Semiahmoo First Nation land

Semiahmoo First Nation land

Semiahmoo First Nation disputes financial-filing deadline

According to the Ministry of Aboriginal Affairs and Northern Development, 49 First Nations have yet to file required information.

The Semiahmoo First Nation is among dozens of First Nations facing sanctions by the federal government, after failing to file information detailing the band’s expenses and how much its officials get paid.

Under the First Nations Financial Transparency Act – which became law in March 2013 – the deadline for all First Nations to file the information with the Ministry of Aboriginal Affairs and Northern Development was midnight Wednesday (Nov. 26).

As of this week, the Semiahmoo were listed as among 49 First Nations in Canada – out of 582 covered by the law – that had not complied. (The names of all non-compliant bands have been posted to the AANDC website, which is is said to be updated as the information comes in.)

However, band councillor Joanne Charles told Peace Arch News the Semiahmoo is working with the ministry and shouldn’t have been identified as non-compliant.

“We had till yesterday (Nov. 27),” Charles said Friday afternoon. “Our letter said on or before the 27th.

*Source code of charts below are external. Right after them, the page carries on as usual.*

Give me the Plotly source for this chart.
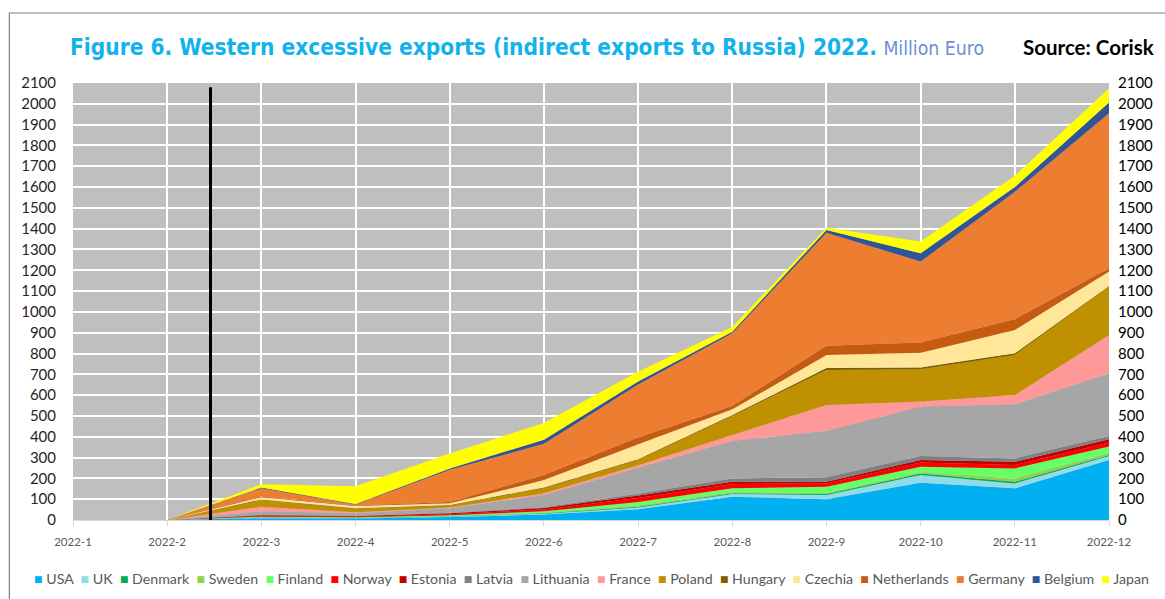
import plotly.graph_objects as go

# Monthly indirect exports to Russia, million euro
months = ["2022-1", "2022-2", "2022-3", "2022-4", "2022-5", "2022-6",
          "2022-7", "2022-8", "2022-9", "2022-10", "2022-11", "2022-12"]

usa = [0, 0, 9, 7, 14, 26, 52, 112, 100, 179, 152, 288]
uk = [0, 0, 3, 2, 3, 4, 8, 13, 20, 37, 24, 20]
denmark = [0, 0, 1, 1, 1, 2, 4, 3, 5, 8, 8, 4]
sweden = [0, 0, 1, 1, 1, 2, 4, 5, 3, 5, 16, 9]
finland = [0, 0, 2, 2, 4, 8, 18, 19, 32, 27, 48, 32]
norway = [0, 0, 3, 3, 5, 8, 20, 21, 16, 20, 16, 19]
estonia = [0, 0, 4, 3, 4, 8, 12, 11, 8, 12, 16, 16]
latvia = [0, 0, 3, 2, 3, 3, 8, 16, 21, 20, 16, 16]
lithuania = [0, 0, 16, 12, 22, 59, 125, 180, 224, 237, 260, 301]
france = [0, 0, 22, 4, 3, 8, 12, 29, 124, 24, 45, 184]
poland = [0, 0, 32, 17, 10, 24, 25, 91, 168, 155, 192, 233]
hungary = [0, 0, 3, 3, 2, 4, 4, 5, 9, 9, 8, 3]
czechia = [0, 0, 10, 10, 8, 36, 72, 27, 63, 71, 112, 69]
netherlands = [0, 0, 4, 3, 6, 24, 32, 16, 44, 49, 52, 16]
germany = [0, 0, 40, 5, 155, 150, 255, 349, 543, 389, 613, 745]
belgium = [0, 0, 3, 2, 7, 20, 14, 8, 14, 40, 22, 51]
japan = [0, 0, 16, 85, 72, 80, 48, 22, 11, 56, 54, 69]

series = [
    ("USA", usa, "#00B0F0"),
    ("UK", uk, "#92DCEA"),
    ("Denmark", denmark, "#00B050"),
    ("Sweden", sweden, "#92D050"),
    ("Finland", finland, "#66FF66"),
    ("Norway", norway, "#FF0000"),
    ("Estonia", estonia, "#C00000"),
    ("Latvia", latvia, "#808080"),
    ("Lithuania", lithuania, "#A6A6A6"),
    ("France", france, "#FF9999"),
    ("Poland", poland, "#BF9000"),
    ("Hungary", hungary, "#7F6000"),
    ("Czechia", czechia, "#FFE699"),
    ("Netherlands", netherlands, "#C55A11"),
    ("Germany", germany, "#ED7D31"),
    ("Belgium", belgium, "#2F5597"),
    ("Japan", japan, "#FFFF00"),
]

# Position of the start-of-war marker on the month axis (category index)
war_start_pos = 1.46

fig = go.Figure()
for name, vals, color in series:
    fig.add_trace(go.Scatter(
        x=months, y=vals, name=name, mode="none",
        stackgroup="exports", fillcolor=color, showlegend=False,
        hovertemplate=name + ": %{y}<extra></extra>",
    ))

W, H = 1165, 599
ml, mr, mt, mb = 73, 50, 83, 79
pw, ph = W - ml - mr, H - mt - mb


def px(xp):
    return (xp - ml) / pw


def py(yp):
    return (H - mb - yp) / ph


tick_font = dict(family="Lato, Carlito, sans-serif", size=15, color="#262626")

fig.update_layout(
    width=W, height=H,
    margin=dict(l=ml, r=mr, t=mt, b=mb),
    paper_bgcolor="white",
    plot_bgcolor="#BFBFBF",
    xaxis=dict(
        type="category", range=[0, 11],
        showgrid=True, gridcolor="white", gridwidth=1.5,
        ticks="outside", ticklen=5, tickcolor="#D9D9D9",
        showline=True, linecolor="#D9D9D9",
        tickfont=dict(family="Lato, sans-serif", size=11.5, color="#595959"),
        ticklabelstandoff=6,
    ),
    yaxis=dict(
        range=[0, 2100], dtick=100, tick0=0,
        showgrid=True, gridcolor="white", gridwidth=1.5,
        zeroline=False, tickfont=tick_font, ticklabelstandoff=16,
    ),
    yaxis2=dict(
        range=[0, 2100], dtick=100, tick0=0, overlaying="y", side="right",
        showgrid=False, zeroline=False,
        tickfont=dict(family="Lato, Carlito, sans-serif", size=15, color="black"),
        ticklabelstandoff=8,
    ),
    showlegend=False,
)

# Outer frame
fig.add_shape(type="rect", xref="paper", yref="paper",
              x0=px(9), x1=px(1175), y0=py(610), y1=py(13),
              line=dict(color="#7F7F7F", width=1.2), fillcolor="rgba(0,0,0,0)",
              layer="below")

# Start-of-war marker
fig.add_shape(type="line", xref="x", yref="y",
              x0=war_start_pos, x1=war_start_pos, y0=0, y1=2080,
              line=dict(color="black", width=3))

# Title
fig.add_annotation(
    xref="paper", yref="paper", x=px(68), y=py(47),
    xanchor="left", yanchor="middle", showarrow=False,
    text=("<b>Figure 6. Western excessive exports (indirect exports to Russia) 2022.</b> "
          "<span style='font-size:19.3px;color:#6A8FD6'>Million Euro</span>"),
    font=dict(family="Liberation Sans Narrow, DejaVu Sans Condensed, sans-serif",
              size=22.5, color="#12B2EC"),
)
fig.add_annotation(
    xref="paper", yref="paper", x=px(1162), y=py(47),
    xanchor="right", yanchor="middle", showarrow=False,
    text="<b>Source: Corisk</b>",
    font=dict(family="Lato, sans-serif", size=20.5, color="black"),
)

# Legend row
legend_text = "  ".join(
    f"<span style='color:{c}'>■</span> {n}" for n, _, c in series
)
fig.add_annotation(
    xref="paper", yref="paper", x=px(595), y=py(578),
    xanchor="center", yanchor="middle", showarrow=False,
    text=legend_text,
    font=dict(family="Lato, sans-serif", size=14.2, color="#595959"),
)

# Keep the right axis drawn with no trace of its own
fig.add_trace(go.Scatter(x=[months[0]], y=[0], yaxis="y2", mode="none",
                         showlegend=False, hoverinfo="skip"))

fig.write_html("out.html")
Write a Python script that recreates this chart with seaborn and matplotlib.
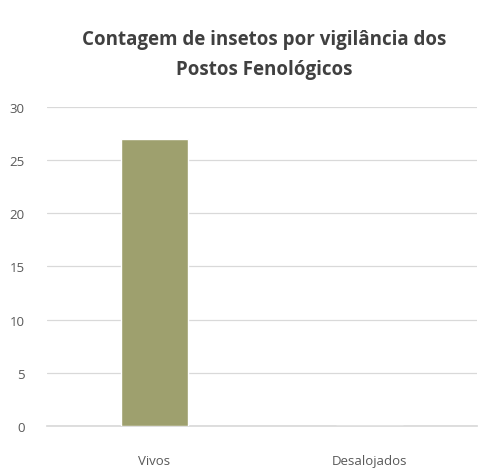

We complied with what we needed to.”

As of Monday afternoon, the federal website still listed Semiahmoo documents as “not yet posted.”

According to the ministry, First Nations that don’t comply risk losing any non-essential funding the bands receive from the federal government, as well as any new, non-essential funding they may request.

Exactly how much funding is at stake for the Semiahmoo – with a registered population of 89 – is unclear.

According to the most recent financial document posted online, the band received a total of $225,792 in federal funding for the year ending March 31, 2006.

Semiahmoo is listed as one of 12 B.C. bands not to file by last week’s deadline.